Even this formulation is a bit confusing to me, as the monophyly seems to be how the authors would assign a particular sequence in a particular species to particular family member. And in any event, this gets a bit muddied when there is gene duplication. What is monophyly when for some taxa, there are duplicates, and others, there aren't? Is "recovery of monophyly" a result as implied by the authors? Or rather is it part of how the authors are classifying the sequences into family members like CER1, etc.?
Perhaps this "recovery of monophyly" could be reconciled if the authors inferred the full duplication history with synteny for every species they examined and then layered the phylogenetic analysis of the gene family on top of that. But, as far as I can tell, this was not the strategy the authors followed in most cases.
Finally, DAND5 doesn't appear to offer strong support for monophyly given that lack of support for placing the Coelacanth as sister to the other DAND5 genes. The strong synteny argument doesn't change this assessment, as it could be a brute fact that the Coelacanth sequence is simultaneously the DAND5 ortholog and there is no strong evidence of monophyly with the remaining DAND5 orthologs.
One comment relating to paralogy confused me.
"The fourth clade corresponds to the NBL1 gene, the founding member of the DAN gene family, and was recovered as monophyletic with strong support (pink clade; Fig. 1)."
This way of discussing paralogy (ie "founding member") seems clumsy to me. Barring clear mechanistic reasons to assign one paralog the label "founder" or "parent" (e.g. the template for the RNA in retrogenes or the copy maintaining the ancestral structure in a chimeric duplicate), immediately after duplication, the copies are provisionally assumed to be redundant. And as such, it would only be confusing to label one member the "founding member". The authors even discuss this in relation to the putative redundancy between DAND5 and CER1.

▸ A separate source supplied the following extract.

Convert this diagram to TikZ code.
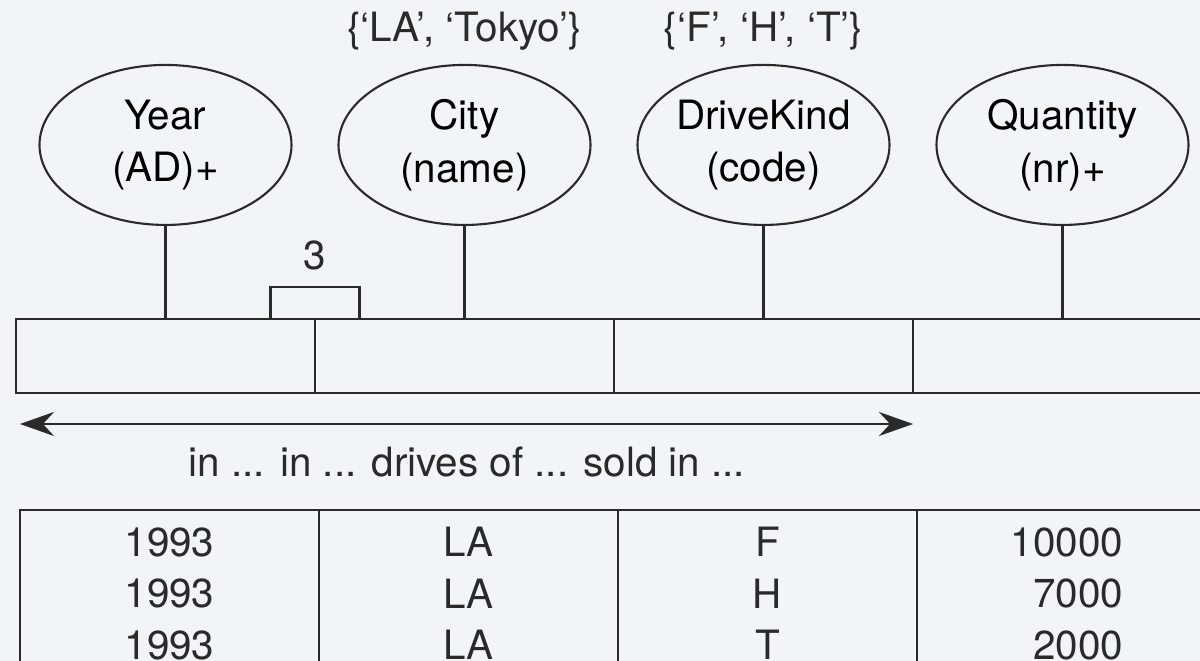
\documentclass[tikz,border=0pt]{standalone}
\usepackage{fontspec}
\setmainfont{TeX Gyre Heros}
\usepackage{xcolor}
\usepackage{tikz}
\usetikzlibrary{shapes.geometric, arrows.meta, positioning}
\definecolor{paper}{HTML}{F2F5F8}
\definecolor{ink}{HTML}{2A2A2A}
\tikzstyle{attr} = [ellipse, minimum width=2.52cm, minimum height=1.6cm, inner sep=0pt, align=center, draw=ink, line width=0.6pt]
\tikzstyle{cell} = [rectangle, minimum width=2.99cm, minimum height=0.74cm, inner sep=0pt, outer sep=0pt, draw=ink, line width=0.6pt]
\tikzstyle{col} = [rectangle, minimum width=2.99cm, minimum height=2.2cm, inner sep=0pt, outer sep=0pt, draw=ink, line width=0.6pt]
\tikzstyle{uniq} = [rectangle, minimum width=0.89cm, minimum height=0.32cm, inner sep=0pt, outer sep=0pt, draw=ink, line width=0.6pt]
\tikzstyle{lbl} = [inner sep=0pt, text=ink]
\tikzstyle{link} = [draw=ink, line width=0.6pt]
\tikzstyle{arrow} = [draw=ink, line width=0.7pt, <->, >={Stealth[length=3.4mm, width=2.4mm]}]

\begin{document}
\begin{tikzpicture}[font=\fontsize{11.5}{15}\selectfont]
\fill [paper] (0,0) rectangle (12,6.61);
\useasboundingbox (0,0) rectangle (12,6.61);
\clip (0,0) rectangle (12,6.61);

% fact type bar
\node (c1) [cell] at (1.655,3.05) {};
\node (c2) [cell, right=0pt of c1] {};
\node (c3) [cell, right=0pt of c2] {};
\node (c4) [cell, right=0pt of c3] {};

% object types
\node (x1) [attr, above=0.93cm of c1] {Year\\(AD)+};
\node (x2) [attr, above=0.93cm of c2] {City\\(name)};
\node (x3) [attr, above=0.93cm of c3] {DriveKind\\(code)};
\node (x4) [attr, above=0.93cm of c4] {Quantity\\(nr)+};

\draw [link] (x1) -- (c1);
\draw [link] (x2) -- (c2);
\draw [link] (x3) -- (c3);
\draw [link] (x4) -- (c4);

% value constraints
\node (v2) [lbl, above=0.13cm of x2] {\{`LA', `Tokyo'\}};
\node (v3) [lbl, above=0.13cm of x3] {\{`F', `H', `T'\}};

% frequency constraint
\node (u1) [uniq, anchor=south] at (c1.north east) {};
\node (n3) [lbl, above=0.16cm of u1] {3};

% reading
\coordinate (al) at ([xshift=0.04cm, yshift=-0.31cm]c1.south west);
\coordinate (ar) at ([yshift=-0.31cm]c3.south east);
\draw [arrow] (al) -- (ar);
\node (rd) [lbl] at (4.67,1.99) {in ... in ... drives of ... sold in ...};

% sample population
\node (t1) [col, anchor=north west] at (0.20,1.51) {};
\node (t2) [col, right=0pt of t1] {};
\node (t3) [col, right=0pt of t2] {};
\node (t4) [col, right=0pt of t3] {};

\node (e11) [lbl] at ([yshift=-0.32cm]t1.north) {1993};
\node (e12) [lbl] at ([yshift=-0.32cm]t2.north) {LA};
\node (e13) [lbl] at ([yshift=-0.32cm]t3.north) {F};
\node (e14) [lbl, anchor=east] at ([xshift=-0.92cm, yshift=-0.32cm]t4.north east) {10000};

\node (e21) [lbl] at ([yshift=-0.835cm]t1.north) {1993};
\node (e22) [lbl] at ([yshift=-0.835cm]t2.north) {LA};
\node (e23) [lbl] at ([yshift=-0.835cm]t3.north) {H};
\node (e24) [lbl, anchor=east] at ([xshift=-0.92cm, yshift=-0.835cm]t4.north east) {7000};

\node (e31) [lbl] at ([yshift=-1.35cm]t1.north) {1993};
\node (e32) [lbl] at ([yshift=-1.35cm]t2.north) {LA};
\node (e33) [lbl] at ([yshift=-1.35cm]t3.north) {T};
\node (e34) [lbl, anchor=east] at ([xshift=-0.92cm, yshift=-1.35cm]t4.north east) {2000};
\end{tikzpicture}
\end{document}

The discussion of cancer on pages 14 and 15 isn't well-integrated into the rest of the manuscript. The reference to RPRM and p53 in particular seems like it could be better incorporated into the narrative of the manuscript. Personally, I'd recommend dropping it, but a smoother integration could also work.
In a manuscript like this one, I would like to see more in depth discussion of sources of error. The task the authors set before themselves is quite ambitious and requires marshaling a lot of data from many genes across many different taxa. These taxa were sequenced by different groups, at different times, with different technology, exhibit different levels of contiguity and likely accuracy and completeness, etc. Sources of error can include errors in multiple alignment, misannotation of the genes, and evolution in gene structure, all of which can lead to aligned non-homologous residues. Moreover, low assembly or annotation completeness can lead to missing genes.